Une meilleure coopération en matière de défense et de sécurité est également vue des deux côtés de la Manche comme une priorité.
La présidente de la Commission européenne, Ursula von der Leyen, a déclaré vendredi avoir hâte d’oeuvrer avec M. Starmer pour, entre autres, « renforcer la sécurité européenne ». Et la première ministre estonienne Kaja Kallas, juste nommée cheffe de la diplomatie de l’UE, a salué « l’engagement du Royaume-Uni à notre sécurité commune ».
La guerre en Ukraine et l’instabilité dans le monde, sans compter avec un retour éventuel de Donald Trump à la Maison Blanche sont autant d’arguments pour renforcer cette coopération.

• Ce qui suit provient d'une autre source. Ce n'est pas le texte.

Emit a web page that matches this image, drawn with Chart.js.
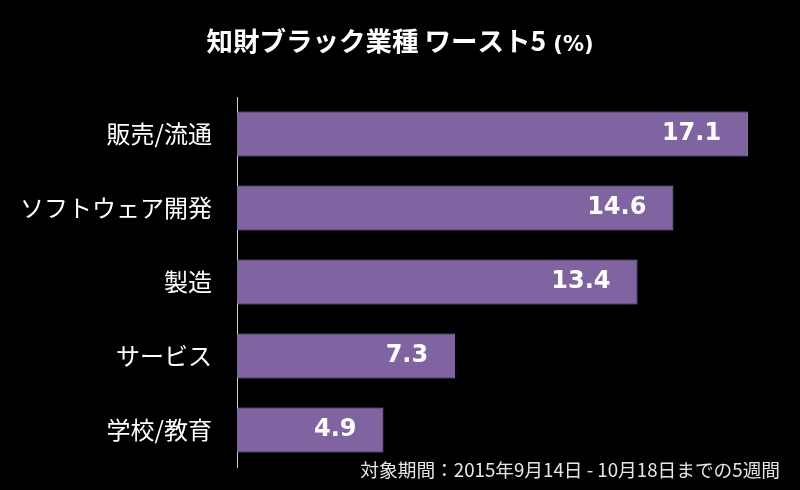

« C’est dans l’intérêt de l’UE, mais aussi de la Grande-Bretagne », a expliqué l’un des diplomates interrogés par l’AFP.
Pour Mark Leonard, directeur du Conseil européen pour les relations internationales (ECFR), think tank basé à Bruxelles, l’instabilité internationale et le retour éventuel de l’ex-président américain Donald Trump rendent la coopération en matière de défense « plus pertinente ».
Le Royaume-Uni et 23 des 27 pays de l’UE sont membres de l’OTAN, une organisation vivement critiquée et qualifiée d’« obsolète » par Donald Trump.

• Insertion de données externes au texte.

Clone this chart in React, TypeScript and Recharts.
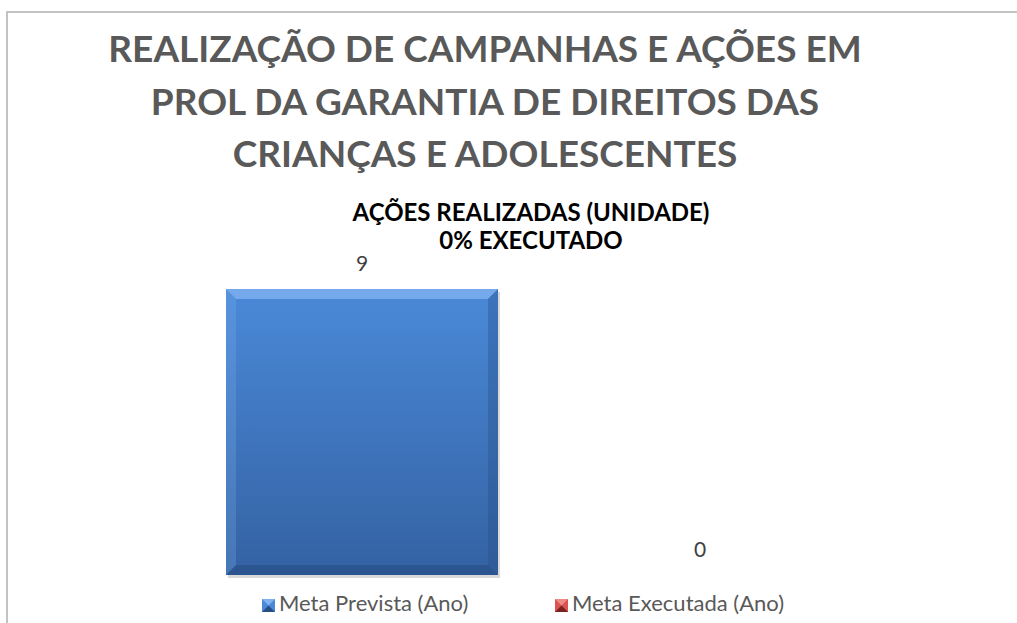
import { BarChart, Bar, XAxis, YAxis, LabelList, Legend } from "recharts";

const categories = ["Ações realizadas"];
const metaPrevista = [9];
const metaExecutada = [0];

const titleLines = [
  "REALIZAÇÃO DE CAMPANHAS E AÇÕES EM",
  "PROL DA GARANTIA DE DIREITOS DAS",
  "CRIANÇAS E ADOLESCENTES",
];
const subtitleLines = ["AÇÕES REALIZADAS (UNIDADE)", "0% EXECUTADO"];

const seriesNames = ["Meta Prevista (Ano)", "Meta Executada (Ano)"];

const data = categories.map((name, i) => ({
  name,
  prevista: metaPrevista[i],
  executada: metaExecutada[i],
}));

const FONT = "Lato, 'Open Sans', sans-serif";

const palette = {
  blue: { top: "#4a89d8", bottom: "#3462a3", light: "#80b2f0", dark: "#264d84" },
  red: { top: "#d9534f", bottom: "#9c2f2c", light: "#ef8a87", dark: "#7a2220" },
};

function BevelBar(props: any) {
  const { x, y, width, height, tone } = props;
  if (!height || height <= 0) return null;
  const c = palette[tone as "blue" | "red"];
  const b = Math.min(10, width / 6, height / 6);
  const id = `grad-${tone}`;
  return (
    <g>
      <rect x={x + 2} y={y + 3} width={width} height={height} fill="#000" opacity={0.15} />
      <rect x={x} y={y} width={width} height={height} fill={`url(#${id})`} />
      <polygon
        points={`${x},${y} ${x + width},${y} ${x + width - b},${y + b} ${x + b},${y + b}`}
        fill={c.light}
        opacity={0.8}
      />
      <polygon
        points={`${x},${y + height} ${x + width},${y + height} ${x + width - b},${y + height - b} ${x + b},${y + height - b}`}
        fill={c.dark}
        opacity={0.6}
      />
      <polygon
        points={`${x},${y} ${x + b},${y + b} ${x + b},${y + height - b} ${x},${y + height}`}
        fill={c.light}
        opacity={0.25}
      />
      <polygon
        points={`${x + width},${y} ${x + width - b},${y + b} ${x + width - b},${y + height - b} ${x + width},${y + height}`}
        fill={c.dark}
        opacity={0.35}
      />
    </g>
  );
}

function LegendIcon({ tone }: { tone: "blue" | "red" }) {
  const c = palette[tone];
  return (
    <svg width={13} height={13} style={{ marginRight: 4, verticalAlign: "-1px" }}>
      <rect x={0} y={0} width={13} height={13} fill={c.top} />
      <polygon points="0,0 13,0 6.5,6.5" fill={c.light} />
      <polygon points="0,13 13,13 6.5,6.5" fill={c.dark} />
    </svg>
  );
}

function renderLegend() {
  return (
    <div
      style={{
        display: "flex",
        fontFamily: FONT,
        fontSize: 22,
        lineHeight: "26px",
        color: "#595959",
        paddingLeft: 262,
      }}
    >
      <span style={{ width: 293, whiteSpace: "nowrap" }}>
        <LegendIcon tone="blue" />
        {seriesNames[0]}
      </span>
      <span style={{ whiteSpace: "nowrap" }}>
        <LegendIcon tone="red" />
        {seriesNames[1]}
      </span>
    </div>
  );
}

export default function App() {
  return (
    <div
      style={{
        position: "fixed",
        left: 0,
        top: 0,
        width: 1017,
        height: 623,
        background: "#fff",
        overflow: "hidden",
      }}
    >
      <style>{"html,body{margin:0;padding:0;overflow:hidden;background:#fff}"}</style>
      <div
        style={{ position: "absolute", left: 6, top: 11, width: 1011, height: 2, background: "#c3c3c3" }}
      />
      <div
        style={{ position: "absolute", left: 6, top: 11, width: 2, height: 612, background: "#c3c3c3" }}
      />
      <div
        style={{
          position: "absolute",
          left: 0,
          top: 22,
          width: 970,
          textAlign: "center",
          fontFamily: FONT,
          fontWeight: "bold",
          fontSize: 37,
          lineHeight: "52.5px",
          color: "#595959",
        }}
      >
        {titleLines.map((t) => (
          <div key={t}>{t}</div>
        ))}
      </div>
      <div
        style={{
          position: "absolute",
          left: 0,
          top: 198,
          width: 1062,
          textAlign: "center",
          fontFamily: FONT,
          fontWeight: "bold",
          fontSize: 24,
          lineHeight: "28px",
          color: "#000",
        }}
      >
        {subtitleLines.map((t) => (
          <div key={t}>{t}</div>
        ))}
      </div>
      <div style={{ position: "absolute", left: 0, top: 0, width: 1017, height: 623 }}>
        <BarChart
          width={1017}
          height={623}
          data={data}
          margin={{ top: 289, right: 115, bottom: 22, left: 160 }}
          barSize={272}
          barGap={66}
        >
          <defs>
            {(["blue", "red"] as const).map((tone) => (
              <linearGradient key={tone} id={`grad-${tone}`} x1="0" y1="0" x2="0" y2="1">
                <stop offset="0%" stopColor={palette[tone].top} />
                <stop offset="100%" stopColor={palette[tone].bottom} />
              </linearGradient>
            ))}
          </defs>
          <XAxis dataKey="name" hide />
          <YAxis hide domain={[0, 9]} />
          <Legend
            content={renderLegend}
            wrapperStyle={{ position: "absolute", left: 0, top: 590, width: 1017 }}
          />
          <Bar
            dataKey="prevista"
            name={seriesNames[0]}
            isAnimationActive={false}
            shape={(p: any) => <BevelBar {...p} tone="blue" />}
          >
            <LabelList
              dataKey="prevista"
              position="top"
              offset={18}
              style={{ fontFamily: FONT, fontSize: 21, fill: "#404040" }}
            />
          </Bar>
          <Bar
            dataKey="executada"
            name={seriesNames[1]}
            isAnimationActive={false}
            shape={(p: any) => <BevelBar {...p} tone="red" />}
          >
            <LabelList
              dataKey="executada"
              position="top"
              offset={18}
              style={{ fontFamily: FONT, fontSize: 21, fill: "#404040" }}
            />
          </Bar>
        </BarChart>
      </div>
    </div>
  );
}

Les différents gouvernements conservateurs britanniques ont beaucoup politisé la relation avec Bruxelles pour défendre la « souveraineté post-Brexit » du Royaume-Uni, mais le futur gouvernement de Keir Starmer devrait adopter une attitude plus « rationnelle », a encore jugé Mark Leonard.

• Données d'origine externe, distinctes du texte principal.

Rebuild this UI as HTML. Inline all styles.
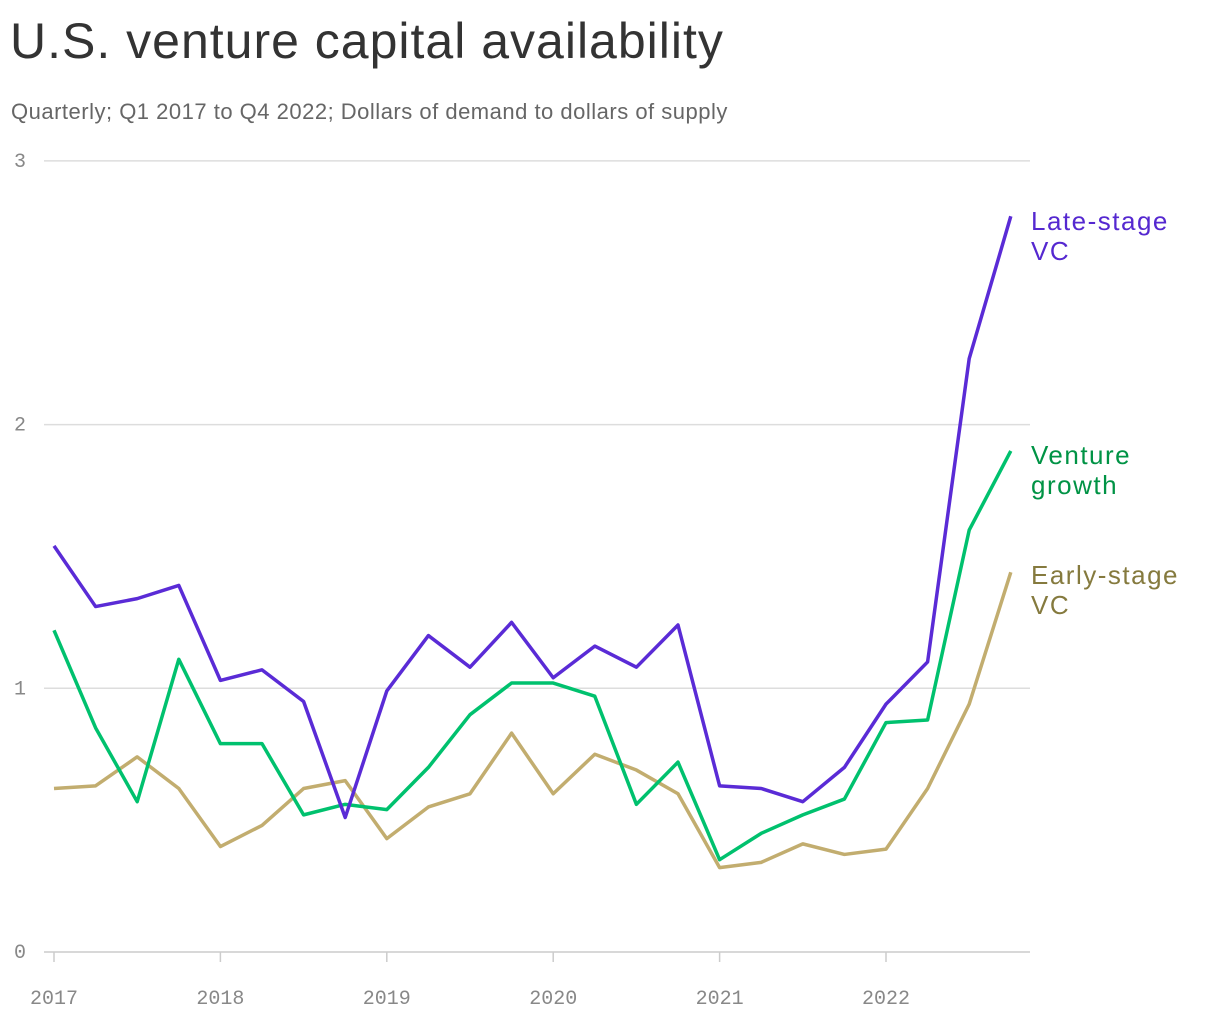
<!DOCTYPE html>
<html><head><meta charset="utf-8">
<style>
body{margin:0;background:#fff;width:1220px;height:1020px;overflow:hidden;font-family:"Liberation Sans",sans-serif;}
#title{position:absolute;left:10px;top:12px;font-size:50px;color:#333;letter-spacing:1px;margin:0;font-weight:normal}
#sub{position:absolute;left:11px;top:99px;font-size:22px;color:#666;margin:0;letter-spacing:0.5px}
svg{position:absolute;left:0;top:0}
</style></head><body>
<h1 id="title">U.S. venture capital availability</h1>
<p id="sub">Quarterly; Q1 2017 to Q4 2022; Dollars of demand to dollars of supply</p>
<svg id="chart" width="1220" height="1020"></svg>
<script>
const lateStage=[1.54,1.31,1.34,1.39,1.03,1.07,0.95,0.51,0.99,1.20,1.08,1.25,1.04,1.16,1.08,1.24,0.63,0.62,0.57,0.70,0.94,1.10,2.25,2.79];
const ventureGrowth=[1.22,0.85,0.57,1.11,0.79,0.79,0.52,0.56,0.54,0.70,0.90,1.02,1.02,0.97,0.56,0.72,0.35,0.45,0.52,0.58,0.87,0.88,1.60,1.90];
const earlyStage=[0.62,0.63,0.74,0.62,0.40,0.48,0.62,0.65,0.43,0.55,0.60,0.83,0.60,0.75,0.69,0.60,0.32,0.34,0.41,0.37,0.39,0.62,0.94,1.44];
const yTicks=[0,1,2,3];
const xTickYears=[2017,2018,2019,2020,2021,2022];
const NS="http://www.w3.org/2000/svg";
const svg=document.getElementById('chart');
const y=v=>952-v*263.7;
const x=q=>54+q*41.6;
function mk(t,a){const e=document.createElementNS(NS,t);for(const k in a)e.setAttribute(k,a[k]);svg.appendChild(e);return e;}
yTicks.forEach(v=>{
  const l=mk('line',{x1:44,x2:1030,y1:y(v),y2:y(v),stroke:v===0?'#ccc':'#ddd','stroke-width':1.5});
  
  
  const t=mk('text',{x:14,y:y(v)+6,'font-family':'Liberation Mono, monospace','font-size':20,fill:'#888'});
  t.textContent=v;
  
  
});
xTickYears.forEach((yr,i)=>{
  const xx=x(i*4);
  const l=mk('line',{x1:xx,x2:xx,y1:952,y2:962,stroke:'#ccc','stroke-width':1.5});
  
  
  const t=mk('text',{x:xx,y:1004,'text-anchor':'middle','font-family':'Liberation Mono, monospace','font-size':20,fill:'#888'});
  t.textContent=yr;
  
  
});
function series(data,color,name){
  const p=mk('polyline',{points:data.map((v,i)=>x(i)+','+y(v)).join(' '),fill:'none',stroke:color,'stroke-width':3.5,'stroke-linejoin':'round'});
  
  
}
series(earlyStage,'#c2ad6f','early-stage-line');
series(ventureGrowth,'#00c16e','venture-growth-line');
series(lateStage,'#5a2bd6','late-stage-line');
function label(lines,color,top,name){
  const t=mk('text',{x:1031,y:top,'font-size':26,fill:color,'letter-spacing':1.5});
  lines.forEach((s,i)=>{const ts=document.createElementNS(NS,'tspan');ts.setAttribute('x',1031);ts.setAttribute('dy',i?30:0);ts.textContent=s;t.appendChild(ts);});
  
  
}
label(['Late-stage','VC'],'#5528d0',230,'late-stage-label');
label(['Venture','growth'],'#009345',464,'venture-growth-label');
label(['Early-stage','VC'],'#857a3e',584,'early-stage-label');
</script>
</body></html>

Pour autant, il lui faudra tenir compte des inquiétudes britanniques liées à l’immigration : « Je pense que la vraie véritable ligne rouge serait un retour à la liberté de circulation des personnes, c’est le seul signal clair qui a émergé du référendum sur le Brexit » en 2016, estime M. Leonard.
Les élections britanniques n’occupent pas néanmoins les esprits en ce moment à Bruxelles, avertit Barry Colfer, directeur de recherches de l’Institute of International and European Affairs. « Ce qui se passe en France ou est en train de se passer aux États-Unis jouent un rôle plus central pour l’UE », observe-t-il.
Dans l’ensemble, à Bruxelles, on se montre plus « optimiste » sur l’attitude du nouveau gouvernement à Londres, qu’on anticipe davantage « pragmatique », mais sans attendre de bouleversement immédiat, selon des diplomates.
« L’atmosphère va changer, mais les résultats concrets prendront du temps », a jugé l’un d’eux, tout en soulignant la « disponibilité » du côté européen.